The financial authorities’ clampdown on bankers’ bonuses has been criticised for lacking sufficient bite and for being conceptually muddled.

The Bank of England’s Prudential Regulation Authority and the Financial Conduct Authority jointly announced that from next year senior managers at financial institutions could see their bonuses “clawed back” for up to 10 years after awards are made, if the beneficiaries are found to have been guilty of misconduct. The maximum clawback period today is seven years.

Senior managers will also have to wait seven years before receiving their bonuses, while risk managers will face a five-year wait. This goes beyond European Union rules, which require deferrals of at least three to five years. Other new UK rules include a ban on bonuses for managers in firms that get state bailouts.

“This is a crucial step to rebuild public trust in financial service, and allows firms and regulators to build long-term decision making and effective risk management into people’s pay packets,” said Martin Wheatley, head of the FCA.

The Treasury said: “The reforms the Government has put in place since 2010 mean Britain now has the toughest rules on bankers’ pay of any major financial centre.”

Andrew Tyrie, the chairman of the Treasury Select Committee, said the rules were a “step forward” but added that some of the rate-rigging abuses committed at big banks in 2008 are only coming to light now. “There remains a need in a minority of cases for even longer deferral,” he said.

Large UK banks have been fined billions of pounds by regulators in Britain and abroad for historic abuses ranging from mis-selling insurance products to rigging key interest rates.

Philip Booth of the Cass Business School suggested the ban on bailed-out bankers receiving bonuses represented a tacit admission that the regulators have not solved the too-big-to-fail problem.

“The PRA should ask themselves [if they] yet have in place procedures to ensure that banks can be wound up without taxpayer support?” he said. “If the answer is ‘yes’, then further regulation is not needed. If ‘no’ then they should fix that problem.”
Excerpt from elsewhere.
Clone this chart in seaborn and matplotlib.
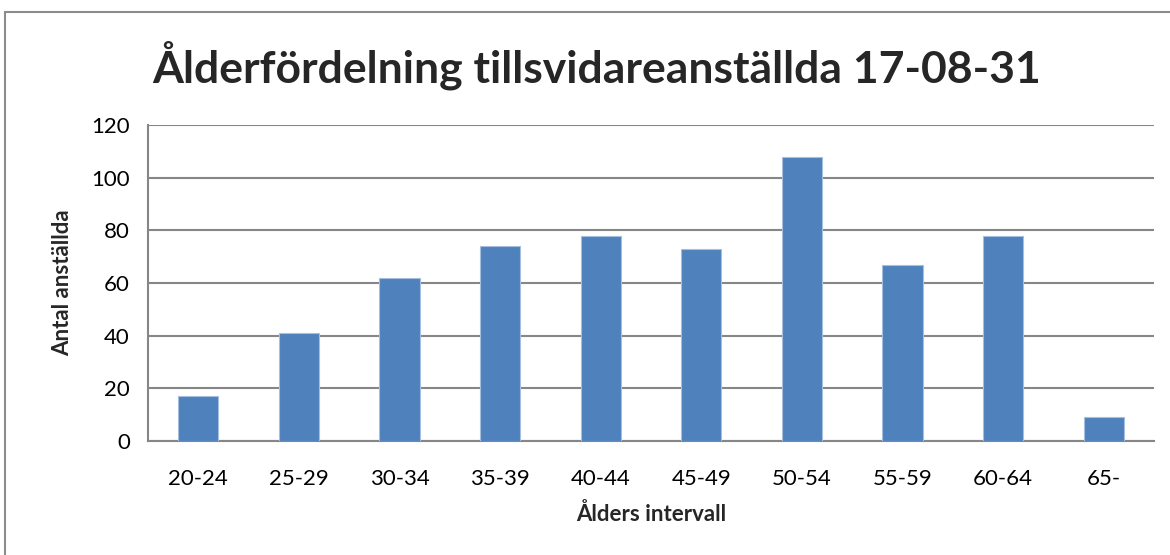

Some legal experts also warned it could be tough to make the clawback rules work as bankers may have moved overseas by the time a payback is ordered. “Possession can be nine-tenths of the law, and recovery actions will be very difficult,” said Nicholas Stretch of CMS Cameron McKenna.

The regulators stopped short of banning bonus “buyouts”, whereby a new employer immediately compensates a banker for unvested bonuses from his previous job; this is seen as a means for bankers to bypass the new regulations. But the PRA and the FCA said the deferral period must still be binding at the new firm and that they are exploring how to require buyout awards to be held in a form that still enables them to be clawed back by the previous employer.

“In the last crisis, many people walked away from the mess they had created with huge rewards, well before the risks matured and it became clear that the rewards were not merited,” said Mr Tyrie.

“These proposals will be judged by whether they can help prevent this happening again,” he added.